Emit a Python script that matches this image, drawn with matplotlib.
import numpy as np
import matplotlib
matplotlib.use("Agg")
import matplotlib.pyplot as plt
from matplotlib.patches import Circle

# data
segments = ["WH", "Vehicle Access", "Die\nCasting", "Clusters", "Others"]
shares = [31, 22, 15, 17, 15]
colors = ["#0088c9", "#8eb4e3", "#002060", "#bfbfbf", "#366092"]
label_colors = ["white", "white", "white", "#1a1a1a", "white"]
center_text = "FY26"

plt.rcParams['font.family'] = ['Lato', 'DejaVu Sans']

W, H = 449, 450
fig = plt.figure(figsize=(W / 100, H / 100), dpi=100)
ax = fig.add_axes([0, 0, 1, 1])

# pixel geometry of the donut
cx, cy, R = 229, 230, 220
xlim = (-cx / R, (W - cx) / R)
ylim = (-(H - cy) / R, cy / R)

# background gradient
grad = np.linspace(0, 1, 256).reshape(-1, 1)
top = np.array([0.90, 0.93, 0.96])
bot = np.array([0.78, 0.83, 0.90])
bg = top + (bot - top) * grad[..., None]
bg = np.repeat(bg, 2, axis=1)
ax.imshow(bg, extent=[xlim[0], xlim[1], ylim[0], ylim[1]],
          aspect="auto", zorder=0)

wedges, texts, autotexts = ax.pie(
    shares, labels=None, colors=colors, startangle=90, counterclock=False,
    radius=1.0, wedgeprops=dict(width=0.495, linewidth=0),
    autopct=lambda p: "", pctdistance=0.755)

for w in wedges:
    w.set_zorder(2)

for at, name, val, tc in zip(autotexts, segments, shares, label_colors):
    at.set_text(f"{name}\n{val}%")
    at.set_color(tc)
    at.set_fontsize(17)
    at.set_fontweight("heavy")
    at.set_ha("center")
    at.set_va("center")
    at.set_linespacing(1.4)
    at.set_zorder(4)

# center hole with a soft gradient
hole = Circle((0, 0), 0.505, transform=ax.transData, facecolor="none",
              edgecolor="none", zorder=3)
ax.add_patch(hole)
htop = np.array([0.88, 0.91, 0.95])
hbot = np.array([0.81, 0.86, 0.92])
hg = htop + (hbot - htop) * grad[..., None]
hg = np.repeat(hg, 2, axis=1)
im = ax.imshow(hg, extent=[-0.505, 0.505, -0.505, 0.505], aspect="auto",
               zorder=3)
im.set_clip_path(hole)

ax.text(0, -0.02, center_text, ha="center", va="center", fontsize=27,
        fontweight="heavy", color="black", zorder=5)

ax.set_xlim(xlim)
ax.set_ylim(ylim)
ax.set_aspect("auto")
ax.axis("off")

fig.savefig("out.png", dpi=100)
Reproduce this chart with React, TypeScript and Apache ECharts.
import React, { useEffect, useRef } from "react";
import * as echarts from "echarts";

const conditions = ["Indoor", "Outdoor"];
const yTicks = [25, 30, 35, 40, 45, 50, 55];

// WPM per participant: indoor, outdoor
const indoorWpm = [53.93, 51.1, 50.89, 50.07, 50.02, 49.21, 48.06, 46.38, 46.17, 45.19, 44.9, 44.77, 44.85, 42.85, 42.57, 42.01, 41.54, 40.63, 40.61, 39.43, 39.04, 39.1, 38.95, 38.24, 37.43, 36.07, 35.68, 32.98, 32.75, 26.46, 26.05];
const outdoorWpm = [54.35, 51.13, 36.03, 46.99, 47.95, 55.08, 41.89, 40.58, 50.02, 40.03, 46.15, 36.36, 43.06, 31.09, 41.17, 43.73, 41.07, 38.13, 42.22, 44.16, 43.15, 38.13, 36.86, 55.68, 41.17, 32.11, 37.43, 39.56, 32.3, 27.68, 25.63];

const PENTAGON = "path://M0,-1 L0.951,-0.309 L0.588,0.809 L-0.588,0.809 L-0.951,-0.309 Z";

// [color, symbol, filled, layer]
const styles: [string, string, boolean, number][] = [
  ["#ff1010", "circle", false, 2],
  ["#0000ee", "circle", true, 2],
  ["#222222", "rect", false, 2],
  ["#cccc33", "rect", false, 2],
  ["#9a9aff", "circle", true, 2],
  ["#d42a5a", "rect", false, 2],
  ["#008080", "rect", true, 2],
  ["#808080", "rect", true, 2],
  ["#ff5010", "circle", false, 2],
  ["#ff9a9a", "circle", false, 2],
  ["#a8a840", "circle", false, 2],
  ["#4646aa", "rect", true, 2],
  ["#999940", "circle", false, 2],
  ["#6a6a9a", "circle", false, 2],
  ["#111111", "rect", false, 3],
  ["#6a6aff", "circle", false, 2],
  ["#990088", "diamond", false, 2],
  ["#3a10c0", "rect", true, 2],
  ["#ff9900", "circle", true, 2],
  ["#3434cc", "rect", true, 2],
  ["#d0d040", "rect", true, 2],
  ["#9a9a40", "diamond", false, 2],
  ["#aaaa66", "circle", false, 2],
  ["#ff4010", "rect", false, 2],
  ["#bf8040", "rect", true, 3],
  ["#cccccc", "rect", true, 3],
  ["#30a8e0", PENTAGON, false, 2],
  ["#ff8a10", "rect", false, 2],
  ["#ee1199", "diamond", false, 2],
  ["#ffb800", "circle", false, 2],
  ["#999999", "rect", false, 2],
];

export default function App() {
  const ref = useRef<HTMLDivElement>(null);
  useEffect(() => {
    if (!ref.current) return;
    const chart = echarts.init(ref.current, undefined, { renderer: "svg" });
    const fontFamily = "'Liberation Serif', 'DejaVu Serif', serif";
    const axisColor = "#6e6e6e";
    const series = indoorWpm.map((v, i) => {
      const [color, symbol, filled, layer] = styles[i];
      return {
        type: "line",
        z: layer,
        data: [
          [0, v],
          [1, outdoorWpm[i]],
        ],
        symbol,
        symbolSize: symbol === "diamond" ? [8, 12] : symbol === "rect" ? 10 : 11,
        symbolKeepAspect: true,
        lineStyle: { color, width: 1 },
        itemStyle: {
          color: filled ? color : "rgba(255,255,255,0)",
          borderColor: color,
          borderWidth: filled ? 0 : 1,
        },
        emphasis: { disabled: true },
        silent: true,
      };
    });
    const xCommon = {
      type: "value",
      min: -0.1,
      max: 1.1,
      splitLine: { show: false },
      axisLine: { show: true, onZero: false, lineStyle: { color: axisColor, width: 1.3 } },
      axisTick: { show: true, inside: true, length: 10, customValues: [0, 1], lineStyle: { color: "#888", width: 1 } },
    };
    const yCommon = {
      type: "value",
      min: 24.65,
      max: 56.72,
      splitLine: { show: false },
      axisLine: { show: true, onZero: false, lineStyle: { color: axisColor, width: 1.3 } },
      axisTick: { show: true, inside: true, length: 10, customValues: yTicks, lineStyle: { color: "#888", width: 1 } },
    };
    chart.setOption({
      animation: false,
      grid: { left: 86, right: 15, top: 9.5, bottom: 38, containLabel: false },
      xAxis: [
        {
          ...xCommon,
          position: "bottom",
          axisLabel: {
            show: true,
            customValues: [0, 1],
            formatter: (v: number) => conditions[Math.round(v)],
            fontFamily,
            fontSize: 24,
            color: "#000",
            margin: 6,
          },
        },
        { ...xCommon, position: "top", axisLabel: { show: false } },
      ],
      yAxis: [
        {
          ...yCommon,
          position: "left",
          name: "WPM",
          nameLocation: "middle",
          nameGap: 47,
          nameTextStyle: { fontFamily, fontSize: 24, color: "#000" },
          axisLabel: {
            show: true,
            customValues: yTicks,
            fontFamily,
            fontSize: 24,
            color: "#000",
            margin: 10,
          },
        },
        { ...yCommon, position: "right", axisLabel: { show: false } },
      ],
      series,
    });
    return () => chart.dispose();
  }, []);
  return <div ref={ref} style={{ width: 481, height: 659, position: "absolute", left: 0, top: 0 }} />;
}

---

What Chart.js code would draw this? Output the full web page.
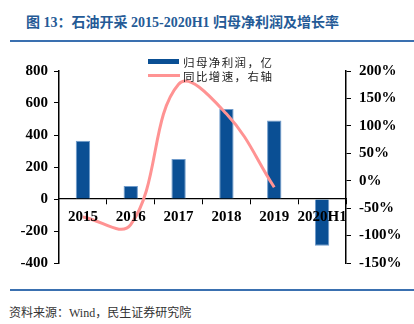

[Task description]
Begin at the line that has "Emit a Python"; stop after the line that has "from matplotlib.patches import Circle". Copy every line in that span exactly.

[Result of this task]
Emit a Python script that matches this image, drawn with matplotlib.
import numpy as np
import matplotlib
matplotlib.use("Agg")
import matplotlib.pyplot as plt
from matplotlib.patches import Circle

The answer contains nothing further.